Task details:
Reproduce exactly, and nothing else, the lines from the one that contains "Write the matplotlib code for this chart." through the one that contains "plt.rcParams['font.family'] = ['Lato', 'Noto". Leave the pictures out.

Excerpted data:
((

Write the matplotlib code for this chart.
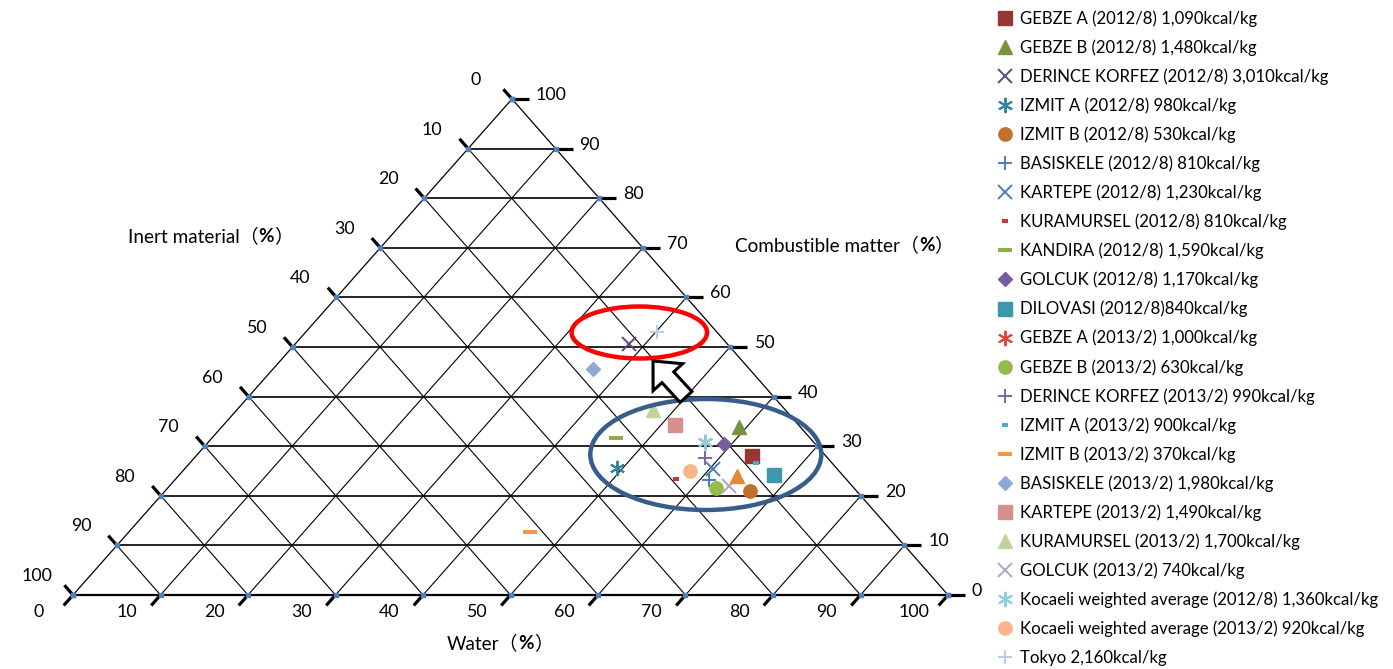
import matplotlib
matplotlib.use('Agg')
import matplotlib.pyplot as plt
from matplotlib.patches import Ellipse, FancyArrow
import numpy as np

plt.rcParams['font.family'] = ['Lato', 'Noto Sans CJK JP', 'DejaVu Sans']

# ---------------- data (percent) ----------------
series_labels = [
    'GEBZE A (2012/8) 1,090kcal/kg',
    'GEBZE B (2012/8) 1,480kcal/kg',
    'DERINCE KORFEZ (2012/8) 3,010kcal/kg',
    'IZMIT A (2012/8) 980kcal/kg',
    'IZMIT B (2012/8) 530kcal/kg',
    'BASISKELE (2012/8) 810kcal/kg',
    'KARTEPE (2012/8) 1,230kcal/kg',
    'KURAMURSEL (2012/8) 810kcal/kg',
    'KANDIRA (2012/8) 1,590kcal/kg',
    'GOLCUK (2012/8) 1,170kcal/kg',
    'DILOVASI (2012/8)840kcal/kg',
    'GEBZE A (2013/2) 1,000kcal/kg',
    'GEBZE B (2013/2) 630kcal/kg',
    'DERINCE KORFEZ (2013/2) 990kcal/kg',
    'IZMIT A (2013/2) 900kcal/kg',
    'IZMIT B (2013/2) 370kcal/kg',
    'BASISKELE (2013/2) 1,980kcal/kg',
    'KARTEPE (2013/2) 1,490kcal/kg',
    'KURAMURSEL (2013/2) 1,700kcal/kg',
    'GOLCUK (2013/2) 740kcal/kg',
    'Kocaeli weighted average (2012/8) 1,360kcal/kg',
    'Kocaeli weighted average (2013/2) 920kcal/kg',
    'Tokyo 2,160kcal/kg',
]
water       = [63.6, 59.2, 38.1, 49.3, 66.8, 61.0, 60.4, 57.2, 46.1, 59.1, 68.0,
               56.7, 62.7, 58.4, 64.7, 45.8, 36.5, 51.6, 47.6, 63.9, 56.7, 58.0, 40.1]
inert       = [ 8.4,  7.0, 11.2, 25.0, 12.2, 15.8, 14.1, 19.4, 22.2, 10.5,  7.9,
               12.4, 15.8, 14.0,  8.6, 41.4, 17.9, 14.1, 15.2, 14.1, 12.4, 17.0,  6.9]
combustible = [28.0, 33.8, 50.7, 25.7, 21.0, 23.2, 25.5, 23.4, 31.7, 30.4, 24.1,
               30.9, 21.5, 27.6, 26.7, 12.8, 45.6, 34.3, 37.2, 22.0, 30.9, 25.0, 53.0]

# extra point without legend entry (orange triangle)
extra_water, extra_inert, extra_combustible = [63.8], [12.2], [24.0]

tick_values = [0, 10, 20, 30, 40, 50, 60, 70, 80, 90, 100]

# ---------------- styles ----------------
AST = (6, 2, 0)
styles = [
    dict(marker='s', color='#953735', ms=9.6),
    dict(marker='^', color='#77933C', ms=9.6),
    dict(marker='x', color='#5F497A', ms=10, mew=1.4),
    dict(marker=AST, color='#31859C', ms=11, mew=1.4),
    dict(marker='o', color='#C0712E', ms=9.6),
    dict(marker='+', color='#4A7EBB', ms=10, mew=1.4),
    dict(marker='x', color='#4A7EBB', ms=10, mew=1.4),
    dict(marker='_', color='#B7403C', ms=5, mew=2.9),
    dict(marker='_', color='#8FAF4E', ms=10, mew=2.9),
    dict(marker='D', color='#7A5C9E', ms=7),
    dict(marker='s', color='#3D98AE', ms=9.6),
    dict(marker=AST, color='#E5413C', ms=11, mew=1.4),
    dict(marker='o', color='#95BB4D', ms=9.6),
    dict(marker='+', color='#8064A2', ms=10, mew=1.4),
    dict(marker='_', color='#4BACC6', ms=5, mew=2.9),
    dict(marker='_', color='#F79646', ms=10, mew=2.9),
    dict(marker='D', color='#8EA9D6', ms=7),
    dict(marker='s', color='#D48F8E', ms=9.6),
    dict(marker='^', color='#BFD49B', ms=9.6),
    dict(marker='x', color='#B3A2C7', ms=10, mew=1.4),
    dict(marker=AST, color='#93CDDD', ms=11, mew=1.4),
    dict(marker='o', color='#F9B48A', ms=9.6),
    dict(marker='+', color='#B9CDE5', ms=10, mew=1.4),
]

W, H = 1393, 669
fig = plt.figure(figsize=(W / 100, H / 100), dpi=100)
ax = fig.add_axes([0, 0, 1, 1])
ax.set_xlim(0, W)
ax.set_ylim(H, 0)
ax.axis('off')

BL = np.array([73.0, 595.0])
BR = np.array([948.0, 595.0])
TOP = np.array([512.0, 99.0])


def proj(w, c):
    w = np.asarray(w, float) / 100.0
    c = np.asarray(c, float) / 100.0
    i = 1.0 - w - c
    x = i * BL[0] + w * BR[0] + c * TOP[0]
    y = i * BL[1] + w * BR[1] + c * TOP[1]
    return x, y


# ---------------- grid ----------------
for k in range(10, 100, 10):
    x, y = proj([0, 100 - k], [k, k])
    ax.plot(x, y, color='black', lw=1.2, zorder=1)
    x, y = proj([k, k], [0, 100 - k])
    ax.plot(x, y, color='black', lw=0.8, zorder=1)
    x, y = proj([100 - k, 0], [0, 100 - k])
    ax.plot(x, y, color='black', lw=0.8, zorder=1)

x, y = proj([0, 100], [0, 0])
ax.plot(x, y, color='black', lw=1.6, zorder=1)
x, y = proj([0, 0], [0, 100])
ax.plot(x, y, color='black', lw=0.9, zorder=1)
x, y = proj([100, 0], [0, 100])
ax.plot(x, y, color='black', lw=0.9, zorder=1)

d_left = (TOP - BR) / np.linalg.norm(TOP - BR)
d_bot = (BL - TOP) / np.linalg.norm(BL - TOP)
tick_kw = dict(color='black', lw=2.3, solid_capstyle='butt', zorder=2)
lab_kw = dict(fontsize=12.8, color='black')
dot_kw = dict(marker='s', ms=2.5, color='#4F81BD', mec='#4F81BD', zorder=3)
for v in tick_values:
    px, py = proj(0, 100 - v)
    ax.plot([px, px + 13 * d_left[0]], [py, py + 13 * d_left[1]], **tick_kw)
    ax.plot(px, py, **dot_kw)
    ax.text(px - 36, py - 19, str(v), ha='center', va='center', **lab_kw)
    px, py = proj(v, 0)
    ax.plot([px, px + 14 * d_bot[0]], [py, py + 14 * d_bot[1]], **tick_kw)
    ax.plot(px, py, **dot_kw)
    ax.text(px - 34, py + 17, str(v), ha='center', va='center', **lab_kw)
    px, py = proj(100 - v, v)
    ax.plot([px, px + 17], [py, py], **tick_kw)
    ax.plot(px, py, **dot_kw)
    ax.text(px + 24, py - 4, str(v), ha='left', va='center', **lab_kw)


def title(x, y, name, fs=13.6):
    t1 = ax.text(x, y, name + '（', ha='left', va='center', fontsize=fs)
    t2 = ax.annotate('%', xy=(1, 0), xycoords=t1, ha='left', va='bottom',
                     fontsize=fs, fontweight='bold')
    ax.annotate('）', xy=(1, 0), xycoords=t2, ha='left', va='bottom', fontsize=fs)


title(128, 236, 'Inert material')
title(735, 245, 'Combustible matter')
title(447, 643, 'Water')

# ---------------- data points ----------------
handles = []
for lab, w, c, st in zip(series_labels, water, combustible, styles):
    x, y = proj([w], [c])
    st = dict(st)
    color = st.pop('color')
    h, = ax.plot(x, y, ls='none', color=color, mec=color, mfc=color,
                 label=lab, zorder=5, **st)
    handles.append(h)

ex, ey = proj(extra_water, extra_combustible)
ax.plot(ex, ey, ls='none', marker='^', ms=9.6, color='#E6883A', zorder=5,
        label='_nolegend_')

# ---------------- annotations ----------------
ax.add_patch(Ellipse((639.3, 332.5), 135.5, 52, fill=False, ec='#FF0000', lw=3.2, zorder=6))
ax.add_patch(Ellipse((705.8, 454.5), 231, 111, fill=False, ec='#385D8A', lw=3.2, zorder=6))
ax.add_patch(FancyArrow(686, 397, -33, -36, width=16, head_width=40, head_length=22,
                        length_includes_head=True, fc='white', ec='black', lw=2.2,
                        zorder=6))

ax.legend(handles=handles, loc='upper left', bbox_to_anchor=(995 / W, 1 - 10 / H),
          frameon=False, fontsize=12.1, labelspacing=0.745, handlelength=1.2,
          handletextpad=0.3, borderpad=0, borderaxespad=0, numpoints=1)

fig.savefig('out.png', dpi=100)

))
((

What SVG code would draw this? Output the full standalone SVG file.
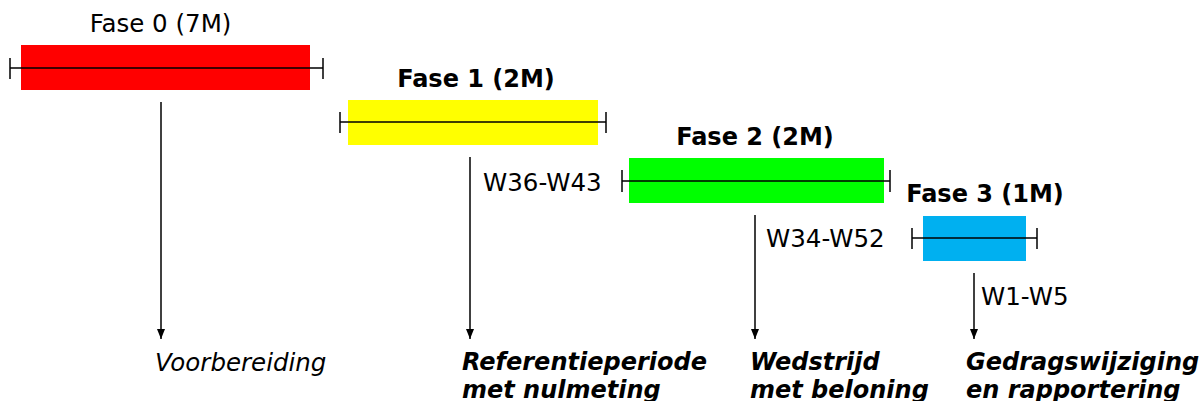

))

Result below:
Write the matplotlib code for this chart.
import matplotlib
matplotlib.use('Agg')
import matplotlib.pyplot as plt
from matplotlib.patches import Ellipse, FancyArrow
import numpy as np

plt.rcParams['font.family'] = ['Lato', 'Noto Sans CJK JP', 'DejaVu Sans']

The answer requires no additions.